Немая сцена. Партия.
Ну, во-первых, на самом деле никаких лишних жильцов в доме нет. Мертвые души там не прописаны, а живые не знают, куда податься. Во вторых строках, этот дон подмосковного замеса никакой не благородный и вовсе не брезгует квартирной платой. В отличие от городских чиновников, я побывал в этом доме и поговорил с жильцами. И видел самодельные квитанции на 84 рубля, которые жильцы пишут под копирку. Каждый месяц Хандогий приходит, забирает с трех “ответственных квартиросъемщиков” деньги, шлепает на квитках какую-то сизую расплывчатую печать, а уходя, свой экземпляр квитанции комкает и выкидывает в сортир. Ау! Умники из налоговой! Что вы там бухтели о расчетно-кассовых аппаратах и налогах на прибыль? Или это касается только русских баб, торгующих сметаной со своего подворья на колхозном рынке? К Хандогим это не относится?
И наконец, что касается покупки не дома, а “только первого этажа и коммуникаций”. Чиновницу из департамента Демченко я просто попросил ответить на вопрос: как лично она отнесется к попытке какого-нибудь денежного туза прикупить фундамент и унитаз со штепселем в ее собственном доме и без ее, разумеется, на то согласия? Ответа не последовало.

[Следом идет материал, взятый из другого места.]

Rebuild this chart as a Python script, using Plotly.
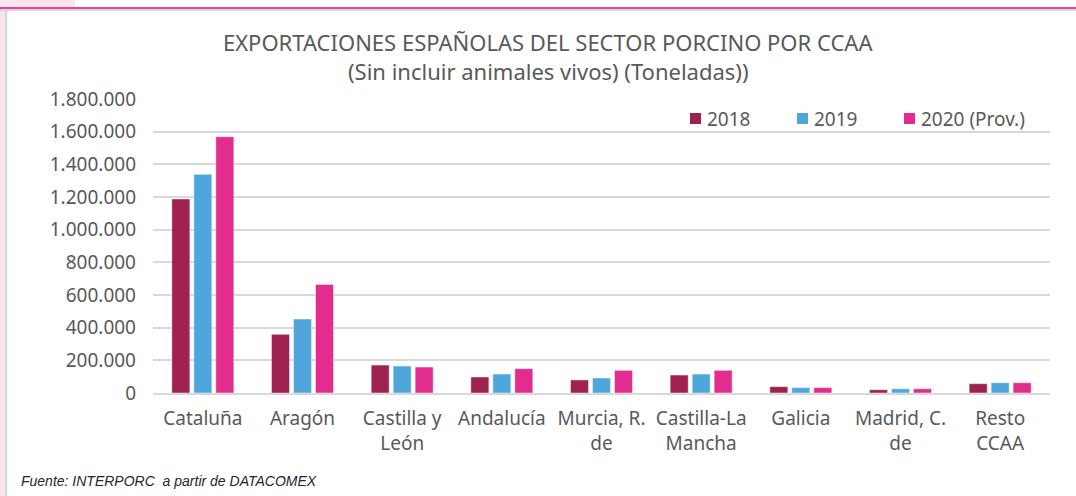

Не знают, каким будет ответ на все их мольбы, запросы, и жильцы злосчастного дома.
— В администрацию уже боимся идти, — говорят они, — там нам вполголоса, но внушительно говорят, чтобы мы прекратили эти хождения. Потому, дескать, что на баланс эту развалюху все равно никто брать не будет. А все наши жалобы — пустой звук. До губернатора Громова, мол, вы все равно не дойдете. А если и дойдете, уверяют чиновники, то жалоба ваша все равно к нам вернется. А наше слово вы уже знаете.
И остается попавшим впросак сергиевопосадцам верить только в чудо и губернатора. Потому что Ирина Ковалева ютится с сыном в крохотной четырнадцатиметровой комнатке, стоит в очереди на получение муниципального жилья уже 14 лет, а после этих втирушных сделок никакого человеческого жилья им, понятно, не светит. Потому что коммунальщики дают этому дому столько тепла, чтобы люди ненароком не окочурились. И когда в вашей квартире 9 градусов по Цельсию, а за бортом минус 25, жизнь не кажется особо веселой.